From the Publisher
Praise for Jim Harrison:
“Among the most indelible American novelists of the last hundred years.”—Dwight Garner, New York Times
“Harrison is truly one of those writers whose books are hard to put down.”—Los Angeles Times Book Review
“One of the few truly high-test males who’ve passed through the eye of the needle.”—Louise Erdich, MS.
“[Harrison] can sweep a reader off her feet with his wordplay, even if he is just describing the weather.”—Bernadette Murphy, Los Angeles Times
“Extravagantly talented, critically adored, more famous than most literary novelists . . . Jim Harrison gave his life to [writing], and American literature is richer as a result.”—Gregory Cowles, New York Times Book Review
Kirkus Reviews
★ 2022-01-11
The boozy gourmand and superb writer recounts a long life of misbehavior, fishing, books, and wandering.

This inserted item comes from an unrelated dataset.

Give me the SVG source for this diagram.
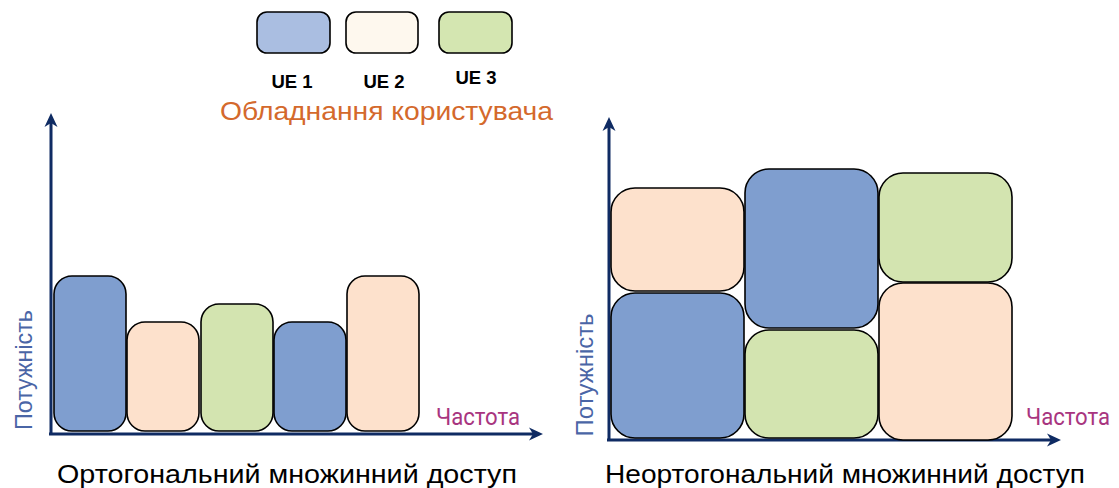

“I excel at taking naps, pouring drinks, lighting my cigarettes, writing too many novels, and, some say, cooking,” writes Harrison (1937-2016) in this collection of magazine pieces and other oddments. All of those things are true, but the author also confesses to early troubles in childhood—e.g., when he left a hard-earned fishing rod in the driveway, where his father ran over it. Quoth Dad, “Get your head out of your ass, Jimmy,” to which, decades later, Harrison appends the rueful, “They’re still saying that.” The author had numerous specific loves, most of which he puts on show here: sturdy hunting dogs, fine shotguns, good company out on the chase, and, of course, the finer things of life, especially expensive wines and whiskeys. These coincide in several pieces, as when he recounts getting lost in the company of Philip Caputo and spending a dangerously cold night in the New Mexico mountains with grizzly bear whisperer Doug Peacock, misadventures made more palatable by an unending quaff of Bordeaux. Indeed, Harrison loves laughing at himself in episodes marked by pointed apothegms: “Of course, drugs and fishing don’t mix”; “I could live here,” he writes about walking over the Brooklyn Bridge, “though for reasons of claustrophobia it would have to be in a one-room cabin in the middle of the bridge.” Challenged at a book festival for his love of hunting, he delivered a stock response: “Perhaps I’m less evolved than you are.” Readers who don’t object to pages full of trout, elk, and day drinking will find the essays endlessly charming, and the more adventurous of them will want to retrace Harrison’s travels in places like the northerly canyons of the Yellowstone River and the Sandhills of Nebraska.
An essential installment in the Harrison canon.